A week after its algorithms advised people to eat rocks and put glue on pizza, Google admitted Thursday that it needed to make adjustments to its bold new generative AI search feature. The episode highlights the risks of Google’s aggressive drive to commercialize generative AI—and also the treacherous and fundamental limitations of that technology.

Google’s AI Overviews feature draws on Gemini, a large language model like the one behind OpenAI’s ChatGPT, to generate written answers to some search queries by summarizing information found online. The current AI boom is built around LLMs’ impressive fluency with text, but the software can also use that facility to put a convincing gloss on untruths or errors. Using the technology to summarize online information promises can make search results easier to digest, but it is hazardous when online sources are contractionary or when people may use the information to make important decisions.

“You can get a quick snappy prototype now fairly quickly with an LLM, but to actually make it so that it doesn’t tell you to eat rocks takes a lot of work,” says Richard Socher, who made key contributions to AI for language as a researcher and, in late 2021, launched an AI-centric search engine called You.com.

Socher says wrangling LLMs takes considerable effort because the underlying technology has no real understanding of the world and because the web is riddled with untrustworthy information. “In some cases it is better to actually not just give you an answer, or to show you multiple different viewpoints,” he says.

Google’s head of search Liz Reid said in the company’s blog post late Thursday that it did extensive testing ahead of launching AI Overviews. But she added that errors like the rock eating and glue pizza examples—in which Google’s algorithms pulled information from a satirical article and jocular Reddit comment, respectively—had prompted additional changes. They include better detection of “nonsensical queries,” Google says, and making the system rely less heavily on user-generated content.

You.com routinely avoids the kinds of errors displayed by Google’s AI Overviews, Socher says, because his company developed about a dozen tricks to keep LLMs from misbehaving when used for search.

“We are more accurate because we put a lot of resources into being more accurate,” Socher says. Among other things, You.com uses a custom-built web index designed to help LLMs steer clear of incorrect information. It also selects from multiple different LLMs to answer specific queries, and it uses a citation mechanism that can explain when sources are contradictory. Still, getting AI search right is tricky. WIRED found on Friday that You.com failed to correctly answer a query that has been known to trip up other AI systems, stating that “based on the information available, there are no African nations whose names start with the letter ‘K.’” In previous tests, it had aced the query.

Google’s generative AI upgrade to its most widely used and lucrative product is part of a tech-industry-wide reboot inspired by OpenAI’s release of the chatbot ChatGPT in November 2022. A couple of months after ChatGPT debuted, Microsoft, a key partner of OpenAI, used its technology to upgrade its also-ran search engine Bing. The upgraded Bing was beset by AI-generated errors and odd behavior, but the company’s CEO, Satya Nadella, said that the move was designed to challenge Google, saying “I want people to know we made them dance.”

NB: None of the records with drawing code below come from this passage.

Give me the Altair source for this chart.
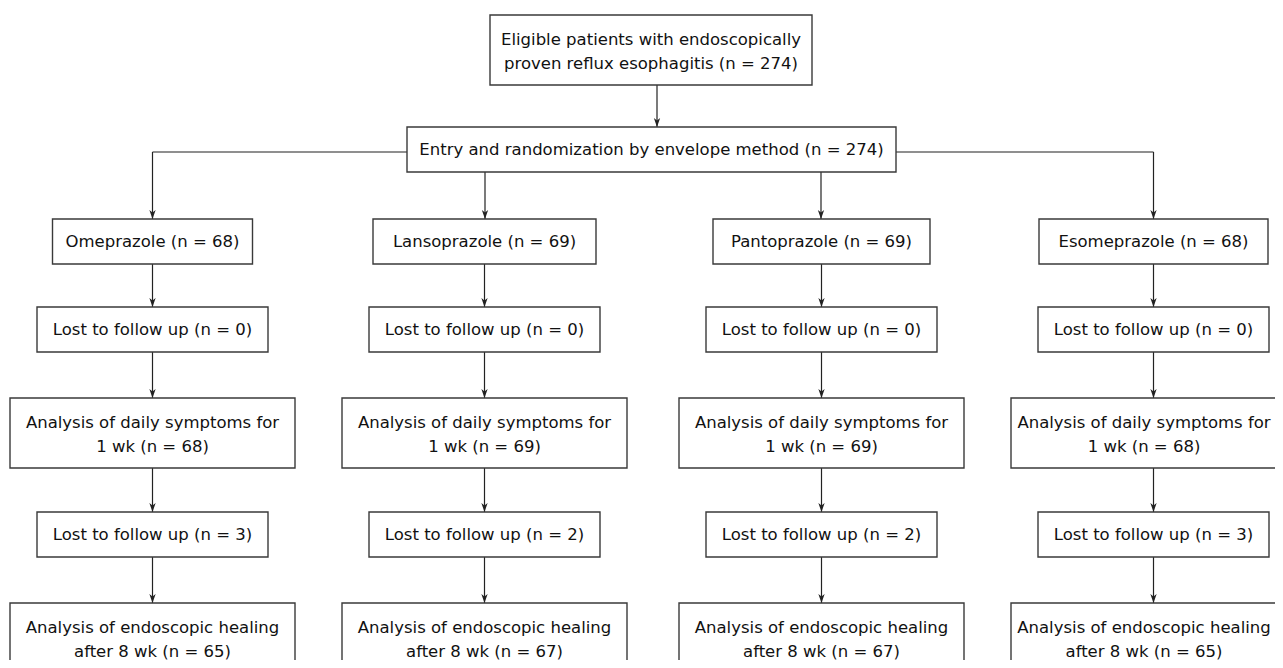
import altair as alt
import pandas as pd

# ---------------- data ----------------
drugs = ["Omeprazole", "Lansoprazole", "Pantoprazole", "Esomeprazole"]
drug_gap = [" ", "  ", " ", " "]
n_randomized = [68, 69, 69, 68]
lost_week1 = [0, 0, 0, 0]
n_week1 = [68, 69, 69, 68]
lost_week8 = [3, 2, 2, 3]
n_week8 = [65, 67, 67, 65]
n_eligible = 274
n_entry = 274

# ---------------- layout (reference pixel coordinates) ----------------
col_center = [152.5, 484.5, 821.5, 1153.5]
row_y = [(219, 264), (307, 352), (398, 468), (512, 557), (603, 677)]
row1_half = [100, 111.5, 108.5, 114.5]
row_half = [None, 115.5, 142.5, 115.5, 142.5]
top_box = (490, 812, 15, 85)
entry_box = (407, 896, 127, 172)
branch_y = 152
LINE_H = 24          # distance between two text lines
TWO_LINE_OFF = 37    # centre of a two-line text block below the box top
VIEW = (8, 1275, 8, 660)   # visible region in reference pixel coordinates
TEXT_HALF_W = 130    # half width of the widest label, keeps edge text inside the view

FONT = "DejaVu Sans"
FS = 16.5
BOX_STROKE = "#3a3a3a"
LINE_COL = "#222222"

# ---------------- build tables ----------------
boxes = []
boxes.append(dict(x1=top_box[0], x2=top_box[1], y1=top_box[2], y2=top_box[3],
                  label=["Eligible patients with endoscopically",
                         f"proven reflux esophagitis (n = {n_eligible})"]))
boxes.append(dict(x1=entry_box[0], x2=entry_box[1], y1=entry_box[2], y2=entry_box[3],
                  label=[f"Entry and randomization by envelope method (n = {n_entry})"]))

for i, c in enumerate(col_center):
    labels = [
        [f"{drugs[i]}{drug_gap[i]}(n = {n_randomized[i]})"],
        [f"Lost to follow up (n = {lost_week1[i]})"],
        ["Analysis of daily symptoms for", f"1 wk (n = {n_week1[i]})"],
        [f"Lost to follow up (n = {lost_week8[i]})"],
        ["Analysis of endoscopic healing", f"after 8 wk (n = {n_week8[i]})"],
    ]
    for r, (y1, y2) in enumerate(row_y):
        h = row1_half[i] if r == 0 else row_half[r]
        boxes.append(dict(x1=c - h, x2=c + h, y1=y1, y2=y2, label=labels[r]))

box_df = pd.DataFrame(boxes)
box_df["xc"] = [
    (x1 + x2) / 2 if x2 <= VIEW[1] else min((x1 + x2) / 2, VIEW[1] - 1 - TEXT_HALF_W)
    for x1, x2 in zip(box_df.x1, box_df.x2)
]
nlines = box_df.label.apply(len)
box_df["yt"] = [
    (y1 + y2) / 2 if n == 1 else y1 + TWO_LINE_OFF - LINE_H / 2
    for y1, y2, n in zip(box_df.y1, box_df.y2, nlines)
]

# vertical arrows
arrows = []
top_arrow_x = 657
arrows.append(dict(x=top_arrow_x, ys=top_box[3], ye=entry_box[2]))
arrows.append(dict(x=col_center[0], ys=branch_y, ye=row_y[0][0]))
arrows.append(dict(x=col_center[3], ys=branch_y, ye=row_y[0][0]))
arrows.append(dict(x=485, ys=entry_box[3], ye=row_y[0][0]))
arrows.append(dict(x=821, ys=entry_box[3], ye=row_y[0][0]))
for c in col_center:
    for r in range(4):
        arrows.append(dict(x=c, ys=row_y[r][1], ye=row_y[r + 1][0]))
arrow_df = pd.DataFrame(arrows)

# horizontal branch lines
hlines = pd.DataFrame([
    dict(x1=col_center[0], x2=entry_box[0], y=branch_y),
    dict(x1=entry_box[1], x2=col_center[3], y=branch_y),
])

# ---------------- scales ----------------
xs = alt.Scale(domain=[VIEW[0], VIEW[1]], nice=False, zero=False)
ys = alt.Scale(domain=[VIEW[2], VIEW[3]], nice=False, zero=False, reverse=True)
X = lambda f: alt.X(f, type="quantitative", scale=xs, axis=None)
Y = lambda f: alt.Y(f, type="quantitative", scale=ys, axis=None)

rects = alt.Chart(box_df).mark_rect(
    fill="white", stroke=BOX_STROKE, strokeWidth=1.4, clip=True
).encode(x=X("x1"), x2="x2", y=Y("y1"), y2="y2")

texts = alt.Chart(box_df).mark_text(
    font=FONT, fontSize=FS, color="#111111", align="center", baseline="middle",
    lineHeight=LINE_H, clip=True
).encode(x=X("xc"), y=Y("yt"), text="label")

hl = alt.Chart(hlines).mark_rule(color="#6a6a6a", strokeWidth=1.4).encode(
    x=X("x1"), x2="x2", y=Y("y"))

vl = alt.Chart(arrow_df).mark_rule(color=LINE_COL, strokeWidth=1.2).encode(
    x=X("x"), y=Y("ys"), y2="ye")

heads = alt.Chart(arrow_df).mark_point(
    shape="M0,1L-0.7,-1L0,-0.45L0.7,-1Z", size=81, filled=True,
    color=LINE_COL, opacity=1, yOffset=-4.5
).encode(x=X("x"), y=Y("ye"))

chart = alt.layer(hl, vl, heads, rects, texts).properties(
    width=VIEW[1] - VIEW[0], height=VIEW[3] - VIEW[2], padding=0,
    autosize=alt.AutoSizeParams(type="none"),
    background="white",
).configure_view(stroke=None)

chart.save("out.html", embed_options={"renderer": "svg", "actions": False})
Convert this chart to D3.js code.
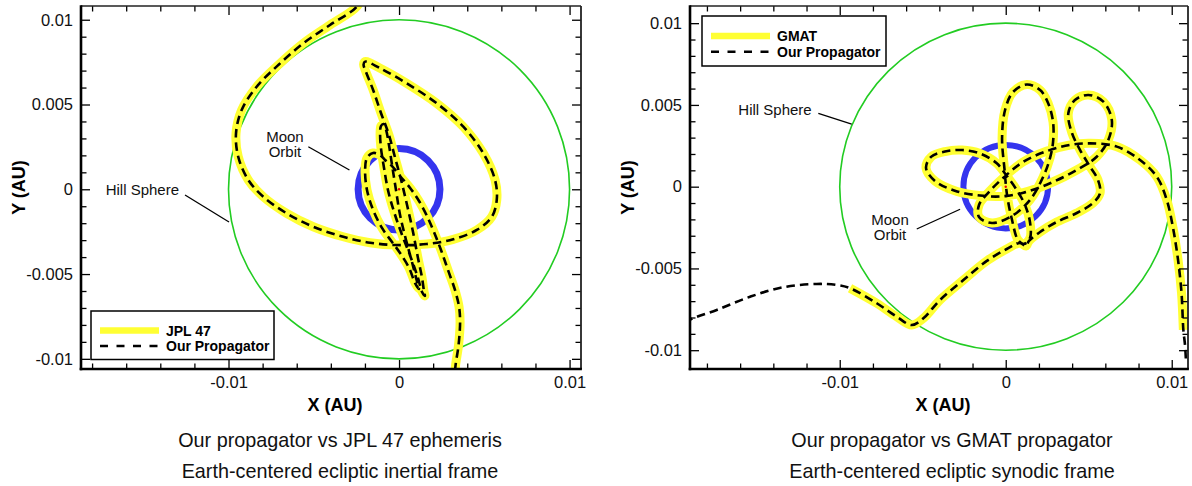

Some experts feel that Google rushed its AI upgrade. “I’m surprised they launched it as it is for as many queries—medical, financial queries—I thought they’d be more careful,” says Barry Schwartz, news editor at Search Engine Land, a publication that tracks the search industry. The company should have better anticipated that some people would intentionally try to trip up AI Overviews, he adds. “Google has to be smart about that,” Schwartz says, especially when they’re showing the results as default on their most valuable product.

Lily Ray, a search engine optimization consultant, was for a year a beta tester of the prototype that preceded AI Overviews, which Google called Search Generative Experience. She says she was unsurprised to see the errors that appeared last week given how the previous version tended to go awry. “I think it’s virtually impossible for it to always get everything right,” Ray says. “That’s the nature of AI.”

Even if blatant errors like suggesting people eat rocks become less common, AI search can fail in other ways. Ray has documented more subtle problems with AI Overviews, including summaries that sometimes draw on poor sources such as sites that are from another region or even defunct websites—something she says could provide less useful information to users who are hunting for product recommendations, for instance. Those who work on optimizing content for Google’s Search algorithm are still trying to understand what’s going on. “Within our industry right now, the level of confusion is on the charts,” she says.

Even if industry experts and consumers get more familiar with how the new Google search behaves, don’t expect it to stop making mistakes. Daniel Griffin, a search consultant and researcher who is developing tools to make it easy to compare different AI-powered search services, says that Google faced similar problems when it launched Featured Snippets, which answered queries with text quoted from websites, in 2014.

Griffin says he expects Google to iron out some of the most glaring problems with AI Overviews, but that it’s important to remember no one has solved the problem of LLMs failing to grasp what is true, or their tendency to fabricate information. “It’s not just a problem with AI,” he says. “It’s the web, it’s the world. There’s not really a truth, necessarily.”